Andrew Lock


Andrew James Lock OAM is an Australian high-altitude mountaineer. He became the first, and still remains the only, Australian to climb all 14 "eight-thousanders" on 2 October 2009, and is the 18th person to ever complete this feat. He climbed 13 of the 14 without using bottled oxygen, only using it on Mount Everest, which he has summited twice. He retired from eight-thousander climbing in 2012.

Climbing

His preferred climbing style is in very small teams, mostly climbing without even sherpa support, and without the use of bottled oxygen. His physical ability to perform at high altitude has been noted by other Himalayan climbers. The term "gritty" is often used to describe Lock, and he is noted for his understated and self-depreciating manner. Unusually for a long-standing high-altitude climber, Lock has lost no digits to frostbite. Climbing all 14 eight-thousanders, and surviving, is an uncommon feat as the deaths-to-summits ratio on some of the mountains is at one-in-five, and it often takes more than one attempt, on average, to climb an eight-thousander.
He has achieved six first Australian ascents of eight-thousanders, namely Dhaulagiri, Nanga Parbat, Hidden Peak, Manaslu, Annapurna, and Shishapangma.

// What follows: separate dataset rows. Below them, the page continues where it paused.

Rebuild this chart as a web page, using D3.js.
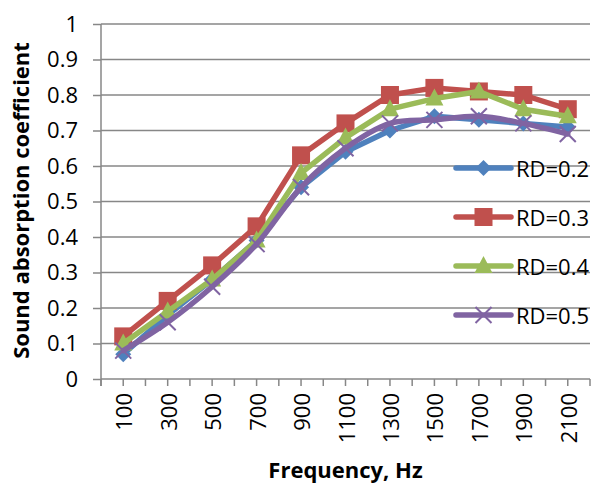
<!DOCTYPE html>
<html>
<head>
<meta charset="utf-8">
<script src="https://cdn.jsdelivr.net/npm/d3@7"></script>
<style>
  body { margin: 0; background: #fff; }
  svg { display: block; }
</style>
</head>
<body>
<div class="chart-container"></div>
<script>
const SVG_WIDTH = 595;
const SVG_HEIGHT = 483;

// data
const frequencies = ["100", "300", "500", "700", "900", "1100", "1300", "1500", "1700", "1900", "2100"];
const rd02 = [0.07, 0.18, 0.28, 0.39, 0.54, 0.64, 0.70, 0.74, 0.73, 0.72, 0.71];
const rd03 = [0.12, 0.22, 0.32, 0.43, 0.63, 0.72, 0.80, 0.82, 0.81, 0.80, 0.76];
const rd04 = [0.10, 0.19, 0.28, 0.39, 0.58, 0.68, 0.76, 0.79, 0.81, 0.76, 0.74];
const rd05 = [0.08, 0.16, 0.26, 0.38, 0.54, 0.65, 0.72, 0.73, 0.74, 0.72, 0.69];
const seriesNames = ["RD=0.2", "RD=0.3", "RD=0.4", "RD=0.5"];
const yTicks = [0, 0.1, 0.2, 0.3, 0.4, 0.5, 0.6, 0.7, 0.8, 0.9, 1];

const series = [
    {name: seriesNames[0], values: rd02, colour: "#4F81BD", marker: "diamond", smooth: false},
    {name: seriesNames[1], values: rd03, colour: "#C0504D", marker: "square", smooth: false},
    {name: seriesNames[2], values: rd04, colour: "#9BBB59", marker: "triangle", smooth: false},
    {name: seriesNames[3], values: rd05, colour: "#8064A2", marker: "cross", smooth: true}
];

const FONT = "'Open Sans', sans-serif";
const GRID = "#878787";

const plot = {left: 101, right: 590, top: 24, bottom: 379};

const svg = d3.select(".chart-container")
    .append("svg")
    .attr("width", SVG_WIDTH)
    .attr("height", SVG_HEIGHT);

const x = d3.scaleBand()
    .domain(frequencies)
    .range([plot.left, plot.right]);

const y = d3.scaleLinear()
    .domain([0, 1])
    .range([plot.bottom, plot.top]);

// gridlines
svg.append("g")
    .selectAll("line")
    .data(yTicks.slice(1))
    .join("line")
    .attr("x1", plot.left)
    .attr("x2", plot.right)
    .attr("y1", d => y(d))
    .attr("y2", d => y(d))
    .attr("stroke", GRID)
    .attr("stroke-width", 1.5);

// y axis
const yAxis = svg.append("g")
    .attr("transform", `translate(${plot.left},0)`)
    .call(d3.axisLeft(y).tickValues(yTicks).tickSize(8).tickPadding(15)
        .tickFormat(d => d3.format("")(+d.toFixed(1))));
yAxis.select(".domain").remove();
yAxis.selectAll(".tick line").attr("stroke", GRID).attr("stroke-width", 1.5);
yAxis.selectAll("text")
    .style("font-family", FONT)
    .style("font-size", "22px")
    .attr("fill", "#000");

svg.append("line")
    .attr("x1", plot.left).attr("x2", plot.left)
    .attr("y1", plot.top).attr("y2", plot.bottom + 7)
    .attr("stroke", GRID).attr("stroke-width", 1.5);

// x axis: ticks at category edges and centres
const halfTicks = [];
frequencies.forEach(f => {
    halfTicks.push(x(f));
    halfTicks.push(x(f) + x.bandwidth() / 2);
});
halfTicks.push(plot.right);

svg.append("line")
    .attr("x1", plot.left).attr("x2", plot.right)
    .attr("y1", plot.bottom).attr("y2", plot.bottom)
    .attr("stroke", GRID).attr("stroke-width", 1.5);

svg.append("g")
    .selectAll("line")
    .data(halfTicks)
    .join("line")
    .attr("x1", d => d).attr("x2", d => d)
    .attr("y1", plot.bottom).attr("y2", plot.bottom + 7)
    .attr("stroke", GRID).attr("stroke-width", 1.5);

const cx = f => x(f) + x.bandwidth() / 2;

svg.append("g")
    .selectAll("text")
    .data(frequencies)
    .join("text")
    .attr("transform", d => `translate(${cx(d)},${plot.bottom + 14}) rotate(-90)`)
    .attr("text-anchor", "end")
    .attr("dominant-baseline", "central")
    .style("font-family", FONT)
    .style("font-size", "22px")
    .attr("fill", "#000")
    .text(d => d);

// axis titles
svg.append("text")
    .attr("x", (plot.left + plot.right) / 2)
    .attr("y", 478)
    .attr("text-anchor", "middle")
    .style("font-family", FONT)
    .style("font-size", "22px")
    .style("font-weight", "700")
    .text("Frequency, Hz");

svg.append("text")
    .attr("transform", `translate(29,${(plot.top + plot.bottom) / 2 - 1}) rotate(-90)`)
    .attr("text-anchor", "middle")
    .style("font-family", FONT)
    .style("font-size", "22px")
    .style("font-weight", "700")
    .text("Sound absorption coefficient");

function drawMarker(target, type, px, py, colour) {
    if (type === "diamond") {
        target.append("path")
            .attr("d", `M${px},${py - 8}L${px + 8},${py}L${px},${py + 8}L${px - 8},${py}Z`)
            .attr("fill", colour);
    } else if (type === "square") {
        target.append("rect")
            .attr("x", px - 9).attr("y", py - 9)
            .attr("width", 18).attr("height", 18)
            .attr("fill", colour);
    } else if (type === "triangle") {
        target.append("path")
            .attr("d", `M${px},${py - 10}L${px + 9},${py + 7}L${px - 9},${py + 7}Z`)
            .attr("fill", colour);
    } else {
        target.append("path")
            .attr("d", `M${px - 8},${py - 8}L${px + 8},${py + 8}M${px + 8},${py - 8}L${px - 8},${py + 8}`)
            .attr("stroke", colour)
            .attr("stroke-width", 2);
    }
}

// series lines and markers
series.forEach(s => {
    const g = svg.append("g");
    const line = d3.line()
        .x((d, i) => cx(frequencies[i]))
        .y(d => y(d))
        .curve(s.smooth ? d3.curveCatmullRom : d3.curveLinear);

    g.append("path")
        .datum(s.values)
        .attr("d", line)
        .attr("fill", "none")
        .attr("stroke", s.colour)
        .attr("stroke-width", 5.5)
        .attr("stroke-linejoin", "round")
        .attr("stroke-linecap", "round");

    s.values.forEach((v, i) => {
        drawMarker(g, s.marker, cx(frequencies[i]), y(v), s.colour);
    });
});

// legend
const legendY = [168, 217, 266, 315];
series.forEach((s, i) => {
    const g = svg.append("g").attr("transform", `translate(456,${legendY[i]})`);
    g.append("line")
        .attr("x1", 0).attr("x2", 55)
        .attr("y1", 0).attr("y2", 0)
        .attr("stroke", s.colour)
        .attr("stroke-width", 5.5)
        .attr("stroke-linecap", "round");
    drawMarker(g, s.marker, 27.5, 0, s.colour);
    g.append("text")
        .attr("x", 60)
        .attr("y", 0)
        .attr("dominant-baseline", "central")
        .style("font-family", FONT)
        .style("font-size", "22px")
        .attr("fill", "#000")
        .text(s.name);
});
</script>
</body>
</html>
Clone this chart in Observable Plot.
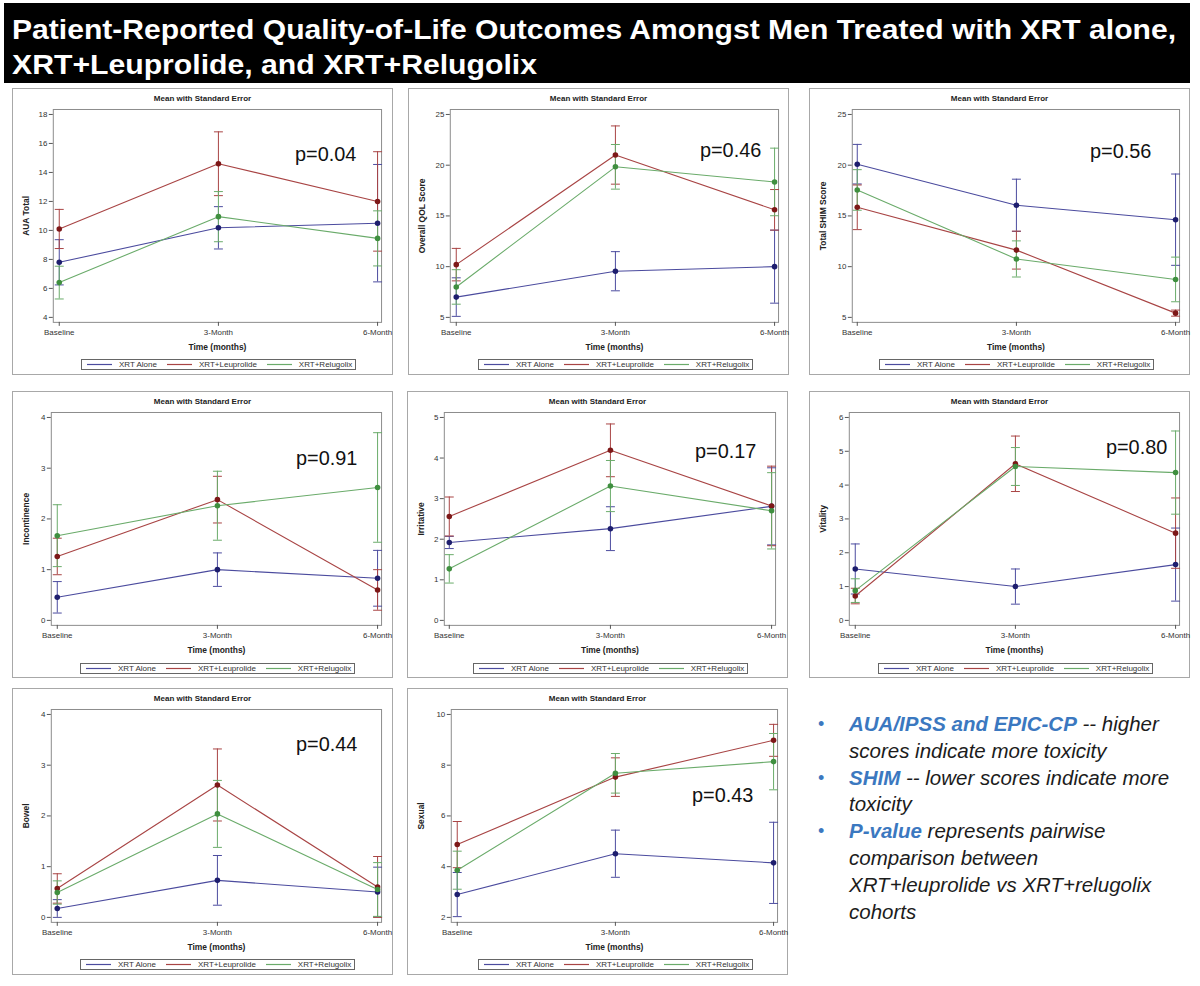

He has made four solo ascents of eight-thousanders, namely Lhotse, Broad Peak, Shishapangma Central and Cho Oyu. He summited Mount Everest twice.
His first 8,000-metre summit was of K2, which he climbed in 1993 with a small team that included legendary Himalayan climber Anatoli Boukreev, who later died in 1997 on Annapurna. The "Savage Mountain" lived up to its fearsome reputation when three of his summit partners were killed in separate falls, and Lock rescued a Swedish climber.
In 2004, he was a climber and cinematographer for the acclaimed Discovery Channel six-part miniseries, Discovery Channel-Ultimate Survival: Everest, which has been broadcast many times in North America. On that expedition, Lock had to rescue three members of other teams coming down from the summit, giving up his own oxygen along the way.
Lock has climbed with several leading high-altitude Himalayan mountaineers, including Anatoli Boukreev, Göran Kropp, Doug Scott and Wojciech Kurtyka, and Iván Vallejo & Iñaki Ochoa de Olza. After Ecuadorian Iván Vallejo, Lock is the second, and still the only other, Southern Hemisphere climber to complete all 14 eight-thousanders.
While Lock has climbed with partners that he did not particularly enjoy, or get on with, his unhappy experience when climbing with U.K. mountaineer Alan Hinkes, on Nanga Parbat in 1998, is recounted in his book, Summit 8000.
In May 2011, Lock attempted Everest for the third time, but his first without supplementary oxygen. His solo climb of Everest's North Ridge was unsuccessful due to high winds and blizzard conditions. Lock made a second attempt to summit Everest solo, via the North side, without supplementary oxygen in May 2012, but abandoned the climb 300 metres from the summit due to self diagnosed early symptoms of Cerebral Oedema. .
Lock retired from personal high-altitude climbing after his 2012 Everest experience, however, a final "oxygenless" ascent of Everest, remains a potential project. He continues to guide commercial expeditions to Mt Everest and other peaks in the Himalaya and around the world, specialising in small teams with high logistical support.

Personal

In 2009 Lock was awarded the Australian Geographic Society's Adventurer of the Year award. On 13 June 2011, Lock was awarded the Medal of the Order of Australia for service to mountaineering.
Lock is an ambassador of the Sir David Martin Foundation.
Lock is the author of SUMMIT 8000 which was published in Australia and New Zealand in 2014, and MASTER OF THIN AIR, which was published in the United States of America in 2015. Both books relate to his journey to climb the fourteen 8000-metre peaks.